§ **Work to do**
Please write out the complete listing that follows, exactly as it reads.
________
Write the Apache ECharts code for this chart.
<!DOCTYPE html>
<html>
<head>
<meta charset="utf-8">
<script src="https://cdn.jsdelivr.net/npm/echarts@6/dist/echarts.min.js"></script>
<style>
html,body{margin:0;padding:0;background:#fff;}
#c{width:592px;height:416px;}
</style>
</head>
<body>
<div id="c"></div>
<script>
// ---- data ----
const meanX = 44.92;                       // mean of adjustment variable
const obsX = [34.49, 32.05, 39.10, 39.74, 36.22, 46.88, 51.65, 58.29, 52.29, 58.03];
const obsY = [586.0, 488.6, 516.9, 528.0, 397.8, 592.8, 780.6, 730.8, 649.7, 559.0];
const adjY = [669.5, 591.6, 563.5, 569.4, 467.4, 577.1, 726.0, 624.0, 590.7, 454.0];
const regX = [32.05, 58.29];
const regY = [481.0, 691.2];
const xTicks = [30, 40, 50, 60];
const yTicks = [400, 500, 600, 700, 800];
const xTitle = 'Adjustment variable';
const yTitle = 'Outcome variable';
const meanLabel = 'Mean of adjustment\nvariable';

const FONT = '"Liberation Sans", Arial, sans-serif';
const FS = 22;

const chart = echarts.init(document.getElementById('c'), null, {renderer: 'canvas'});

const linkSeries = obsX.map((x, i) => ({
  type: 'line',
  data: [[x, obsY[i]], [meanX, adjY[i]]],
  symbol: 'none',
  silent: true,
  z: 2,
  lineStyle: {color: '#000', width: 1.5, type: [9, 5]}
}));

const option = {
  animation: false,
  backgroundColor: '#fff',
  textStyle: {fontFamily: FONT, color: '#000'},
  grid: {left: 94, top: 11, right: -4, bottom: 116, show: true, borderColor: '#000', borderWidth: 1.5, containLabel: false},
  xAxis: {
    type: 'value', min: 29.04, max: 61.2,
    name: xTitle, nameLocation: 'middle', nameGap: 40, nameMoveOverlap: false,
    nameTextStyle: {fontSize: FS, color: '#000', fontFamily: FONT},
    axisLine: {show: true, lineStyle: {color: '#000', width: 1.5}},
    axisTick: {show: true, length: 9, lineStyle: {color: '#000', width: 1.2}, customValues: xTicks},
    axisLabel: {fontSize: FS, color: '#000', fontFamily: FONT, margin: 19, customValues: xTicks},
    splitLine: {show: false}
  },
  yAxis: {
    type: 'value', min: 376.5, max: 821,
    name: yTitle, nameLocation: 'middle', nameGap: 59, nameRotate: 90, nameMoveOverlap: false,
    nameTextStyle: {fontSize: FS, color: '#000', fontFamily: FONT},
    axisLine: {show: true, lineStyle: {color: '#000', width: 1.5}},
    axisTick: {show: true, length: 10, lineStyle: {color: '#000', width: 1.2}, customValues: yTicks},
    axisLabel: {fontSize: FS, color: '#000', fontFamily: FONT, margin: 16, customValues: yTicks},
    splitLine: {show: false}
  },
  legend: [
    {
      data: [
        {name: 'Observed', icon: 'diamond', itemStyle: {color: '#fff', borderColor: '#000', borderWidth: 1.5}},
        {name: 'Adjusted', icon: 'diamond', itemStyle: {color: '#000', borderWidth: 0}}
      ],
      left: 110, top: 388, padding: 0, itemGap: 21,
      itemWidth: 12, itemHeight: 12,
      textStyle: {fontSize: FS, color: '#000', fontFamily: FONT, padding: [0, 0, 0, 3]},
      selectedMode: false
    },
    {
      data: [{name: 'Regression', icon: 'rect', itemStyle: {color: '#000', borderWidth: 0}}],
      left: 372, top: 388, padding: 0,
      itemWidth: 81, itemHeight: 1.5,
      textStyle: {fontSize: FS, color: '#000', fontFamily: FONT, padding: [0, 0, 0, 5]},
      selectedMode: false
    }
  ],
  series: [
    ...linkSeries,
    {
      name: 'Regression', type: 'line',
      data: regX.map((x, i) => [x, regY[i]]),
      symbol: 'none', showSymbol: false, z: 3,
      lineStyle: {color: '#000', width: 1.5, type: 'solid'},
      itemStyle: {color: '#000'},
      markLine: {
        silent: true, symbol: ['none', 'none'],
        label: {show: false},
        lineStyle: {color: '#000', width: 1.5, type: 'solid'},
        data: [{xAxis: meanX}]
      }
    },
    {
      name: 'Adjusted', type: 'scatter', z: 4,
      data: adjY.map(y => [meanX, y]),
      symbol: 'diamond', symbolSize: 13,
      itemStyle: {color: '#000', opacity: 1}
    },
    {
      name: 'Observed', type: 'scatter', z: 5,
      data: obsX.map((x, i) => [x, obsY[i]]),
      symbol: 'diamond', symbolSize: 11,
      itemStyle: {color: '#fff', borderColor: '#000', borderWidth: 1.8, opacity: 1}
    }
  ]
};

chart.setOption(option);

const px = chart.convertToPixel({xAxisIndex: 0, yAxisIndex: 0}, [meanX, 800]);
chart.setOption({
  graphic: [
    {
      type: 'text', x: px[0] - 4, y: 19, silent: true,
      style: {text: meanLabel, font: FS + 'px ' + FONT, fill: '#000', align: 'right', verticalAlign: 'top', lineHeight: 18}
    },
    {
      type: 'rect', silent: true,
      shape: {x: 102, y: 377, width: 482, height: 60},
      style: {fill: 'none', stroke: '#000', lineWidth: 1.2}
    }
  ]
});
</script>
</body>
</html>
________
§ **Full answer**
Write the Apache ECharts code for this chart.
<!DOCTYPE html>
<html>
<head>
<meta charset="utf-8">
<script src="https://cdn.jsdelivr.net/npm/echarts@6/dist/echarts.min.js"></script>
<style>
html,body{margin:0;padding:0;background:#fff;}
#c{width:592px;height:416px;}
</style>
</head>
<body>
<div id="c"></div>
<script>
// ---- data ----
const meanX = 44.92;                       // mean of adjustment variable
const obsX = [34.49, 32.05, 39.10, 39.74, 36.22, 46.88, 51.65, 58.29, 52.29, 58.03];
const obsY = [586.0, 488.6, 516.9, 528.0, 397.8, 592.8, 780.6, 730.8, 649.7, 559.0];
const adjY = [669.5, 591.6, 563.5, 569.4, 467.4, 577.1, 726.0, 624.0, 590.7, 454.0];
const regX = [32.05, 58.29];
const regY = [481.0, 691.2];
const xTicks = [30, 40, 50, 60];
const yTicks = [400, 500, 600, 700, 800];
const xTitle = 'Adjustment variable';
const yTitle = 'Outcome variable';
const meanLabel = 'Mean of adjustment\nvariable';

const FONT = '"Liberation Sans", Arial, sans-serif';
const FS = 22;

const chart = echarts.init(document.getElementById('c'), null, {renderer: 'canvas'});

const linkSeries = obsX.map((x, i) => ({
  type: 'line',
  data: [[x, obsY[i]], [meanX, adjY[i]]],
  symbol: 'none',
  silent: true,
  z: 2,
  lineStyle: {color: '#000', width: 1.5, type: [9, 5]}
}));

const option = {
  animation: false,
  backgroundColor: '#fff',
  textStyle: {fontFamily: FONT, color: '#000'},
  grid: {left: 94, top: 11, right: -4, bottom: 116, show: true, borderColor: '#000', borderWidth: 1.5, containLabel: false},
  xAxis: {
    type: 'value', min: 29.04, max: 61.2,
    name: xTitle, nameLocation: 'middle', nameGap: 40, nameMoveOverlap: false,
    nameTextStyle: {fontSize: FS, color: '#000', fontFamily: FONT},
    axisLine: {show: true, lineStyle: {color: '#000', width: 1.5}},
    axisTick: {show: true, length: 9, lineStyle: {color: '#000', width: 1.2}, customValues: xTicks},
    axisLabel: {fontSize: FS, color: '#000', fontFamily: FONT, margin: 19, customValues: xTicks},
    splitLine: {show: false}
  },
  yAxis: {
    type: 'value', min: 376.5, max: 821,
    name: yTitle, nameLocation: 'middle', nameGap: 59, nameRotate: 90, nameMoveOverlap: false,
    nameTextStyle: {fontSize: FS, color: '#000', fontFamily: FONT},
    axisLine: {show: true, lineStyle: {color: '#000', width: 1.5}},
    axisTick: {show: true, length: 10, lineStyle: {color: '#000', width: 1.2}, customValues: yTicks},
    axisLabel: {fontSize: FS, color: '#000', fontFamily: FONT, margin: 16, customValues: yTicks},
    splitLine: {show: false}
  },
  legend: [
    {
      data: [
        {name: 'Observed', icon: 'diamond', itemStyle: {color: '#fff', borderColor: '#000', borderWidth: 1.5}},
        {name: 'Adjusted', icon: 'diamond', itemStyle: {color: '#000', borderWidth: 0}}
      ],
      left: 110, top: 388, padding: 0, itemGap: 21,
      itemWidth: 12, itemHeight: 12,
      textStyle: {fontSize: FS, color: '#000', fontFamily: FONT, padding: [0, 0, 0, 3]},
      selectedMode: false
    },
    {
      data: [{name: 'Regression', icon: 'rect', itemStyle: {color: '#000', borderWidth: 0}}],
      left: 372, top: 388, padding: 0,
      itemWidth: 81, itemHeight: 1.5,
      textStyle: {fontSize: FS, color: '#000', fontFamily: FONT, padding: [0, 0, 0, 5]},
      selectedMode: false
    }
  ],
  series: [
    ...linkSeries,
    {
      name: 'Regression', type: 'line',
      data: regX.map((x, i) => [x, regY[i]]),
      symbol: 'none', showSymbol: false, z: 3,
      lineStyle: {color: '#000', width: 1.5, type: 'solid'},
      itemStyle: {color: '#000'},
      markLine: {
        silent: true, symbol: ['none', 'none'],
        label: {show: false},
        lineStyle: {color: '#000', width: 1.5, type: 'solid'},
        data: [{xAxis: meanX}]
      }
    },
    {
      name: 'Adjusted', type: 'scatter', z: 4,
      data: adjY.map(y => [meanX, y]),
      symbol: 'diamond', symbolSize: 13,
      itemStyle: {color: '#000', opacity: 1}
    },
    {
      name: 'Observed', type: 'scatter', z: 5,
      data: obsX.map((x, i) => [x, obsY[i]]),
      symbol: 'diamond', symbolSize: 11,
      itemStyle: {color: '#fff', borderColor: '#000', borderWidth: 1.8, opacity: 1}
    }
  ]
};

chart.setOption(option);

const px = chart.convertToPixel({xAxisIndex: 0, yAxisIndex: 0}, [meanX, 800]);
chart.setOption({
  graphic: [
    {
      type: 'text', x: px[0] - 4, y: 19, silent: true,
      style: {text: meanLabel, font: FS + 'px ' + FONT, fill: '#000', align: 'right', verticalAlign: 'top', lineHeight: 18}
    },
    {
      type: 'rect', silent: true,
      shape: {x: 102, y: 377, width: 482, height: 60},
      style: {fill: 'none', stroke: '#000', lineWidth: 1.2}
    }
  ]
});
</script>
</body>
</html>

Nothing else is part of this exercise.